* The problem:
Set down only those lines that fall from the line containing "Convert this chart to matplotlib code." through the line containing "plt.rcParams['hatch.linewidth'] = 0.6", unchanged and without pictures.

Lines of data
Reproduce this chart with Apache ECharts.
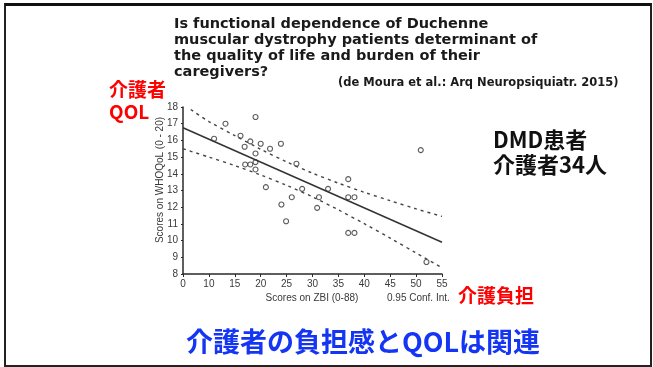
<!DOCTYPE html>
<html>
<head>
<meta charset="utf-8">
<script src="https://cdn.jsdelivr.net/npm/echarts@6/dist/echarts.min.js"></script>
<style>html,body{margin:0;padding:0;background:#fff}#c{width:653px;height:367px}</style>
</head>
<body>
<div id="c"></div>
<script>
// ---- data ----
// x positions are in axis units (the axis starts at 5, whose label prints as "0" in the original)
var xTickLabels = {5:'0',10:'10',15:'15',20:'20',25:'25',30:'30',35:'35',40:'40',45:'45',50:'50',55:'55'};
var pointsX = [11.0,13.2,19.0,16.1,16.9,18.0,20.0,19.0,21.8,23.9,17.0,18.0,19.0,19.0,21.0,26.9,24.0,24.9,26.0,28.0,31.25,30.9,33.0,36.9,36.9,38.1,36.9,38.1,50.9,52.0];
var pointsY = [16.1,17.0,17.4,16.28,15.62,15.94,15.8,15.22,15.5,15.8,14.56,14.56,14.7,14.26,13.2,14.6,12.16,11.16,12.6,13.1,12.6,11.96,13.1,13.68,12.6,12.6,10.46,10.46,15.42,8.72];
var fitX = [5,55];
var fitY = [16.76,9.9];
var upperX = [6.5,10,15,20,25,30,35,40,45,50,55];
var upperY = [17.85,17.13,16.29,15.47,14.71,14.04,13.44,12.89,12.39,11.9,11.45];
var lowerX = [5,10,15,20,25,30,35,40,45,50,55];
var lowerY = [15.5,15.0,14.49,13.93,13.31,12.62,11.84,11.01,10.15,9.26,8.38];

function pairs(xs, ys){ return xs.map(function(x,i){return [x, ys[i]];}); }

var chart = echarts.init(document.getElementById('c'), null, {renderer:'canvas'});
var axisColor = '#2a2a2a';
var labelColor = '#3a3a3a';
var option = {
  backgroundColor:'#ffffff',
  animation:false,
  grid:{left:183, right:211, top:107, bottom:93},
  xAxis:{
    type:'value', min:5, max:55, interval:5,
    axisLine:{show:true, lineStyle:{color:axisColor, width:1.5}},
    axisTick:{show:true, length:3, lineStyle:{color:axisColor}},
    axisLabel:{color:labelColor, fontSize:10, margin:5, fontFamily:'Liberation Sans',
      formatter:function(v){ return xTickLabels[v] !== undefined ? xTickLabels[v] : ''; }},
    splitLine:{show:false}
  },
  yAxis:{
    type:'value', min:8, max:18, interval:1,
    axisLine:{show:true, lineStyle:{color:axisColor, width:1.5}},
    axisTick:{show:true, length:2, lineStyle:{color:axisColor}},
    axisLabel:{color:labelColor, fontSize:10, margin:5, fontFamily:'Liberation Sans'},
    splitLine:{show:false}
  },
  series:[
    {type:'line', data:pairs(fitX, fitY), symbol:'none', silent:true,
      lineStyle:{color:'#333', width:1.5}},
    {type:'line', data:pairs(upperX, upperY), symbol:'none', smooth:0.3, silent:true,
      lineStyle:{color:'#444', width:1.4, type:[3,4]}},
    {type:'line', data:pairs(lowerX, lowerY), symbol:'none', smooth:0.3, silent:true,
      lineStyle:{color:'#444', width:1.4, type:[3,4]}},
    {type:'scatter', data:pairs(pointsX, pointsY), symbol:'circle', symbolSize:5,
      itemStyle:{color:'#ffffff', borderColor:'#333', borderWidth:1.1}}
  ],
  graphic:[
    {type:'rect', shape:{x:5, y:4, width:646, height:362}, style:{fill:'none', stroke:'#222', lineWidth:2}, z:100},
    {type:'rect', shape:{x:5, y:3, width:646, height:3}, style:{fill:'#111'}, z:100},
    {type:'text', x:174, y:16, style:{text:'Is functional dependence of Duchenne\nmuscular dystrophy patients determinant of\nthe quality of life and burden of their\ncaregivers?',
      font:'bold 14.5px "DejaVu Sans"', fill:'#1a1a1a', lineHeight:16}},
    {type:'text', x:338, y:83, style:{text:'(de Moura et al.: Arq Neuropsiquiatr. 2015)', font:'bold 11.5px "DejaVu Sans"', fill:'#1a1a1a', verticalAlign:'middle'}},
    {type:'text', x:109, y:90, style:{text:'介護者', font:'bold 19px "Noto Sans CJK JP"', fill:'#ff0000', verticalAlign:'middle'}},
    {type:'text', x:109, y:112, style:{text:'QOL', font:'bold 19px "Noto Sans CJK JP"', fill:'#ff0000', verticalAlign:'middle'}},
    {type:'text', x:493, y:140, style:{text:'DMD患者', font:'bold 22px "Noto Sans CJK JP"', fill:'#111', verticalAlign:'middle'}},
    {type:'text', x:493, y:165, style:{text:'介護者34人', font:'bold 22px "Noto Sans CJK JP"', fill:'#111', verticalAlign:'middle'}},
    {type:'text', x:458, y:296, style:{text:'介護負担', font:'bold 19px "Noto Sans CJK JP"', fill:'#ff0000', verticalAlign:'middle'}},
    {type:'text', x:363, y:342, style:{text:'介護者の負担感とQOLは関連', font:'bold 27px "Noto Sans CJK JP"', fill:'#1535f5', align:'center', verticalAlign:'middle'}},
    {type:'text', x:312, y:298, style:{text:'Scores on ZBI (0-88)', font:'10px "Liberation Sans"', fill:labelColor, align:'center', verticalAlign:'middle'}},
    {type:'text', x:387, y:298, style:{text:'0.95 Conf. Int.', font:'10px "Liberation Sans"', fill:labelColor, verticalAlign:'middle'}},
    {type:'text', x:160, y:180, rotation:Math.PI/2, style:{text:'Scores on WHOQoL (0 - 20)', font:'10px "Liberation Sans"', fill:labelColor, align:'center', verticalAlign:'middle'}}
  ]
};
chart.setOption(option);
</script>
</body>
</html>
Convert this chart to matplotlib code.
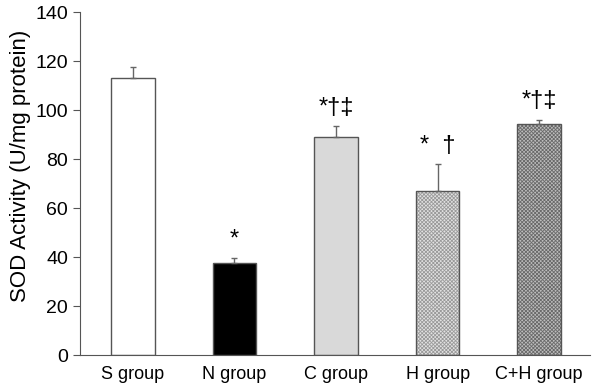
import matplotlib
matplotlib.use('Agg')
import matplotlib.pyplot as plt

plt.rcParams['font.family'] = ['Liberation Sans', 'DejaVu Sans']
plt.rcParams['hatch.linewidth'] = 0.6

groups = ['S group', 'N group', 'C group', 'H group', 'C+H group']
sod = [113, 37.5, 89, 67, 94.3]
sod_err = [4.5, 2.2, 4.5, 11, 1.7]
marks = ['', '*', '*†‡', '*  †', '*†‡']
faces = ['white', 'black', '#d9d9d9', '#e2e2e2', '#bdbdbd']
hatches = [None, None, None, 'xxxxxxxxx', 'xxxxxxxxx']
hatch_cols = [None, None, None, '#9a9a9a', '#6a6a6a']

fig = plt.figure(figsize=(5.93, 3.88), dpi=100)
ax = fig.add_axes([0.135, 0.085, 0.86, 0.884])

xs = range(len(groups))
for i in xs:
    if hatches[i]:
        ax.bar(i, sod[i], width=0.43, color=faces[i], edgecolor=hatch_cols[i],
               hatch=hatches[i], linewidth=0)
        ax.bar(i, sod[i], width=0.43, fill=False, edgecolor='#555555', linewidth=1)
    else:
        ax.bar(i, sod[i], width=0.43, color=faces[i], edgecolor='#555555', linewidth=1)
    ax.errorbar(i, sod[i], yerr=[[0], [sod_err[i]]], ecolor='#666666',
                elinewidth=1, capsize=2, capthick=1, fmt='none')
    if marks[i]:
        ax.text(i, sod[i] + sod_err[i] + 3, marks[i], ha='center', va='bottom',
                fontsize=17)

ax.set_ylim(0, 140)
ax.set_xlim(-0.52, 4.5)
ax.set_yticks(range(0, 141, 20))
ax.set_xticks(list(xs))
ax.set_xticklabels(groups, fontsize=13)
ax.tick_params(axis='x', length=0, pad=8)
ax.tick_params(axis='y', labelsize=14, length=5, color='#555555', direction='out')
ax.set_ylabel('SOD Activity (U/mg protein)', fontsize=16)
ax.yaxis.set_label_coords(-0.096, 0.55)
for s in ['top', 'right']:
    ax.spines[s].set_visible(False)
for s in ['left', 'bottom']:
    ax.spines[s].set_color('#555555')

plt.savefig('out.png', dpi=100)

* Solution:
Convert this chart to matplotlib code.
import matplotlib
matplotlib.use('Agg')
import matplotlib.pyplot as plt

plt.rcParams['font.family'] = ['Liberation Sans', 'DejaVu Sans']
plt.rcParams['hatch.linewidth'] = 0.6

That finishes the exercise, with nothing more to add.